Cleaning and epoxy prep

Once the boat is stripped, wash the hull several with detergent several times to remove the stripper residue and wax. The wax is added to the stripper by the manufacturers to slow the solvent evaporation. A final pass with solvent (MEK) won't hurt.

Now is the time to sand out any remaining scratches or glossy spots. The entire hull must be uniformly dull prior to recoating. The epoxy will only have a mechanical bond. The reason to sand after cleaning is to make sure that no wax or other residue is forced into the scratches.

Recoating with epoxy

Roll on and tip off the epoxy, just as you did when building initially. I applied two coats, waiting for the first one to set up to a hard gel (but not yet fully cured). This results in an optimum chemical bond between the coats and avoids intermediate washing and sanding. If you do not wait long enough between coats, you will end up with a terrible case of "orange peel" texture in the finish and have to remove more of the epoxy that desired.

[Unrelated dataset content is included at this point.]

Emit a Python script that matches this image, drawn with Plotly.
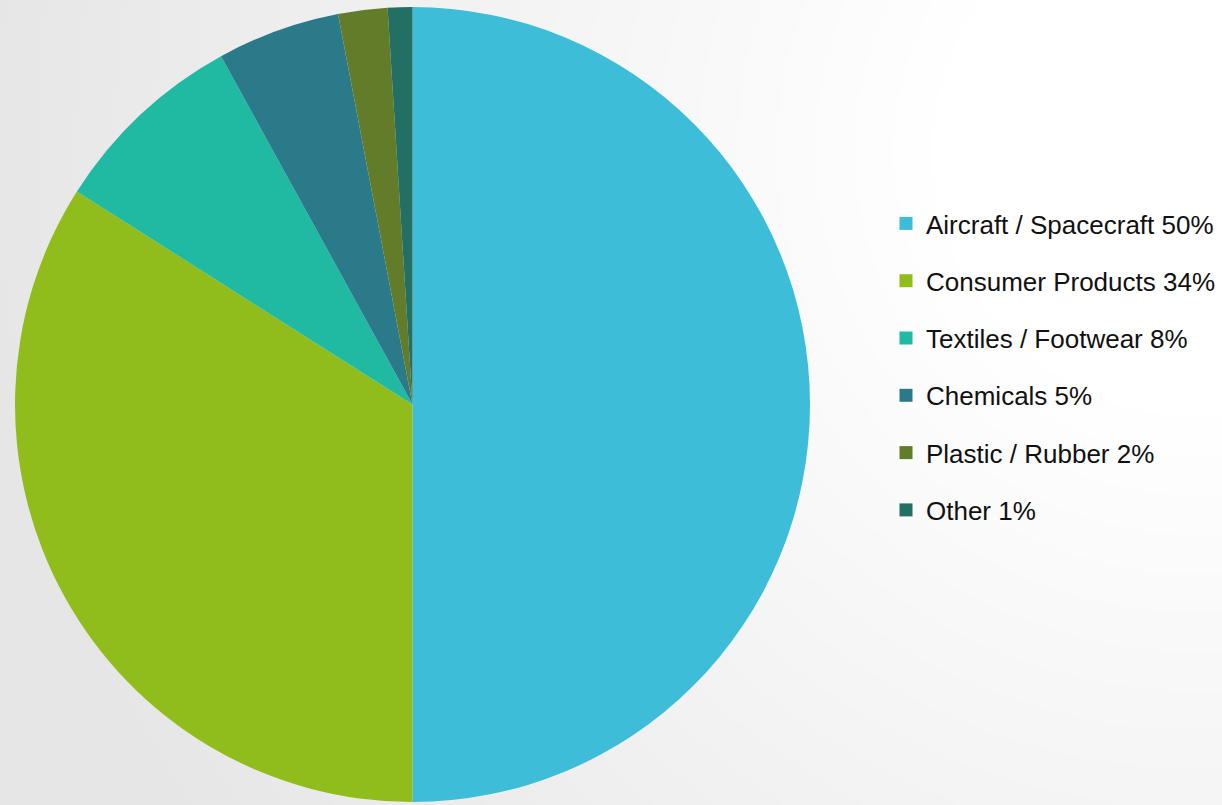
import base64, struct, zlib
import plotly.graph_objects as go

# ---- data ----
categories = ["Aircraft / Spacecraft", "Consumer Products", "Textiles / Footwear",
              "Chemicals", "Plastic / Rubber", "Other"]
shares = [50, 34, 8, 5, 2, 1]
slice_colors = ["#3dbdd8", "#90bd1b", "#20b9a2", "#2a7a8a", "#627c2a", "#236f63"]

legend_labels = [f"{c} {v}%" for c, v in zip(categories, shares)]

# ---- soft radial background (style only) ----
W, H = 306, 202
def make_bg_png():
    rows = []
    cx, cy, r0, k = 1200 / 4, 150 / 4, 250, 0.0256
    for j in range(H):
        row = bytearray([0])
        for i in range(W):
            d = ((i - cx) ** 2 + (j - cy) ** 2) ** 0.5 * 4
            v = int(round(max(230, min(255, 255 - k * max(0.0, d - r0)))))
            row += bytes([v, v, v])
        rows.append(bytes(row))
    raw = b"".join(rows)
    def chunk(t, data):
        c = struct.pack(">I", len(data)) + t + data
        return c + struct.pack(">I", zlib.crc32(t + data) & 0xffffffff)
    png = b"\x89PNG\r\n\x1a\n"
    png += chunk(b"IHDR", struct.pack(">IIBBBBB", W, H, 8, 2, 0, 0, 0))
    png += chunk(b"IDAT", zlib.compress(raw, 9))
    png += chunk(b"IEND", b"")
    return "data:image/png;base64," + base64.b64encode(png).decode()

fig = go.Figure()
fig.add_trace(go.Pie(
    labels=legend_labels,
    values=shares,
    sort=False,
    direction="clockwise",
    rotation=0,
    textinfo="none",
    hoverinfo="label+percent",
    showlegend=False,
    marker=dict(colors=slice_colors, line=dict(width=0)),
    domain=dict(x=[14 / 1222, 811 / 1222], y=[3 / 805, 798 / 805]),
))

# legend entries (one group each so spacing can be set)
for lab, col in zip(legend_labels, slice_colors):
    fig.add_trace(go.Scatter(
        x=[None], y=[None], mode="markers", name=lab, legendgroup=lab,
        marker=dict(symbol="square", size=13, color=col),
        hoverinfo="skip",
    ))

fig.update_layout(
    width=1222, height=805,
    margin=dict(l=0, r=0, t=0, b=0),
    paper_bgcolor="#ffffff",
    plot_bgcolor="rgba(0,0,0,0)",
    xaxis=dict(visible=False),
    yaxis=dict(visible=False),
    font=dict(family="Liberation Sans, Arial, sans-serif", size=26, color="#000000"),
    legend=dict(
        x=886 / 1222, y=(805 - 200) / 805, xanchor="left", yanchor="top",
        bgcolor="rgba(0,0,0,0)", tracegroupgap=20.5,
        font=dict(size=26, color="#111111"),
    ),
    images=[dict(source=make_bg_png(), xref="paper", yref="paper", x=0, y=1,
                 sizex=1, sizey=1, sizing="stretch", layer="below")],
)

fig.write_html("out.html", config={"displayModeBar": False},
               post_script="document.body.style.margin='0';")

Once the epoxy has cured overnight, scrape the surface smooth. When I originally built, I sanded the surface. It is amazing how much more quickly the scraping works to provide a smooth surface. The photos below, show the transom getting scraped. Basically, three complete passes were required to remove all of the ripples, sags, etc. This is sooooo much faster and smoother / flatter than sanding. I really wish I had thought of scraping when I initially built the boat.

This photo shows the first pass of scraping. Note the triangular sag in the upper left corner. My roll and tip technique still leaves something to be desired at times. I am sure that some of you do not suffer from these imperfections. The other ripples an general orange peel type surface show readily under the first scraping pass.

This is the second pass. You can see that the scraped surface is more uniform and the scrapings / shavings are larger.

Third pass and ready for sanding. No hints of the major surface imperfections are left. The surface has a nice fine finish, ready for 150-220 grit sandpaper. Once again we are going for a "full scratch" sanding of the entire surface. The finish coat is to be very high gloss which will show any bumps, dents or ripples.